§ Task description
Every line that includes the word "this" is to be listed.

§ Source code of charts

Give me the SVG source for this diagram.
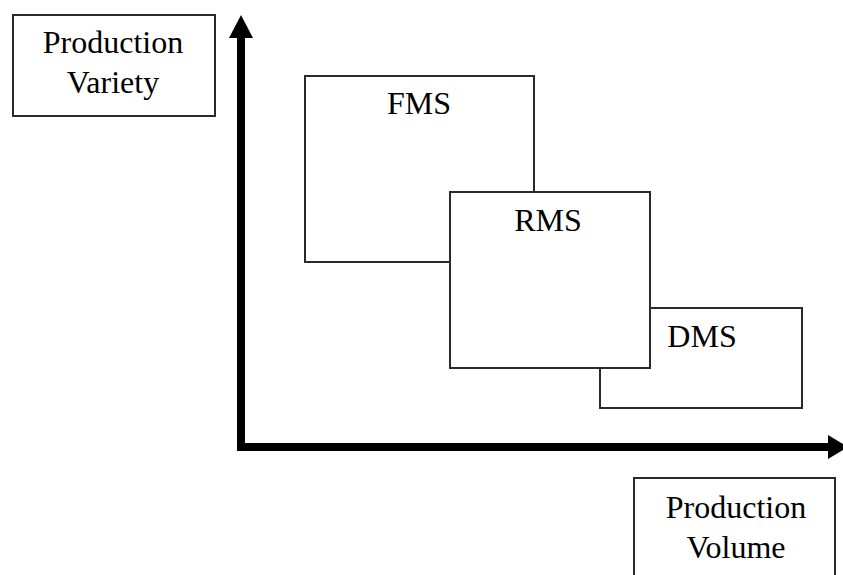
<svg xmlns="http://www.w3.org/2000/svg" width="843" height="575" viewBox="0 0 843 575">
<style>
.box{fill:#fff;stroke:#2a2a2a;stroke-width:2}
.t{font-family:'Liberation Serif','DejaVu Serif',serif;font-size:32px;fill:#000;text-anchor:middle}
.axis{stroke:#000;stroke-width:8;fill:none}
</style>
<rect width="843" height="575" fill="#fff"/>
<g id="label-variety">
<rect class="box" x="13" y="15" width="202" height="101"/>
<text class="t" x="113" y="53">Production</text>
<text class="t" x="113" y="93">Variety</text>
</g>
<g id="label-volume">
<rect class="box" x="634" y="478" width="201" height="110"/>
<text class="t" x="736" y="518">Production</text>
<text class="t" x="736" y="558">Volume</text>
</g>
<g id="fms">
<rect class="box" x="305" y="76" width="229" height="186"/>
<text class="t" x="419" y="114">FMS</text>
</g>
<g id="dms">
<rect class="box" x="600" y="308" width="202" height="100"/>
<text class="t" x="702" y="347">DMS</text>
</g>
<g id="rms">
<rect class="box" x="450" y="192" width="200" height="176"/>
<text class="t" x="548" y="231">RMS</text>
</g>
<g id="connectors">
<path class="axis" d="M241 36 V451 M237 447 H830"/>
<polygon points="241,15 229,38 253,38" fill="#000"/>
<polygon points="848,447 828,435 828,459" fill="#000"/>
</g>
</svg>
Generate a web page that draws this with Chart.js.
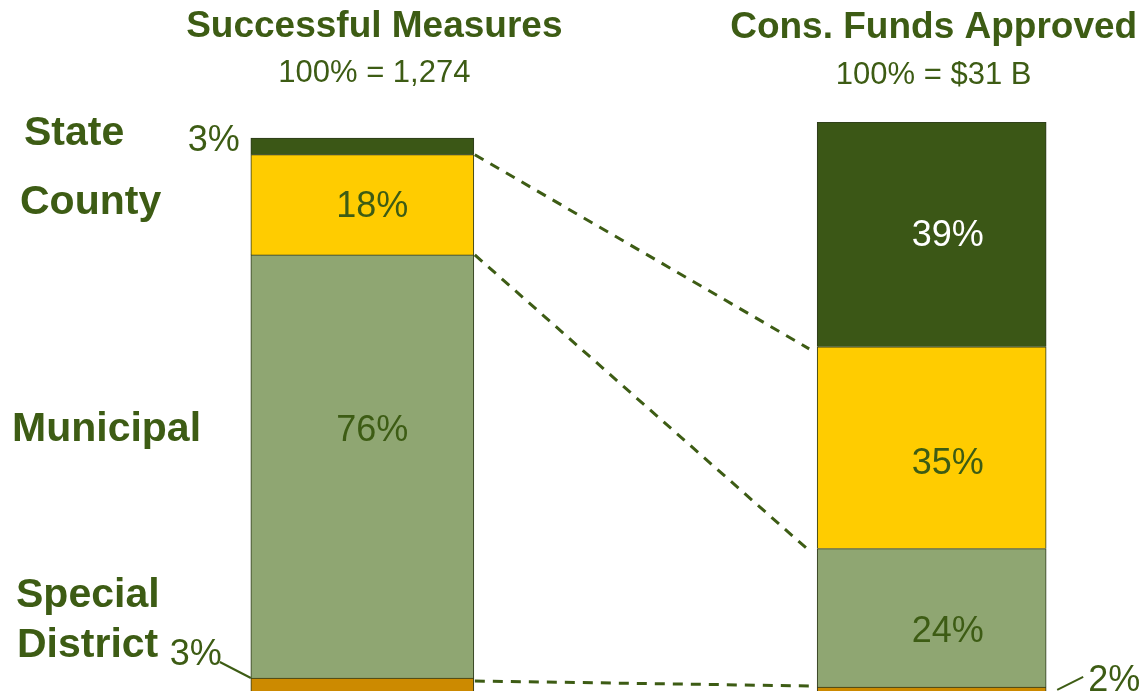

§ Full solution
Give me the SVG source for this diagram.
Generate a web page that draws this with Chart.js.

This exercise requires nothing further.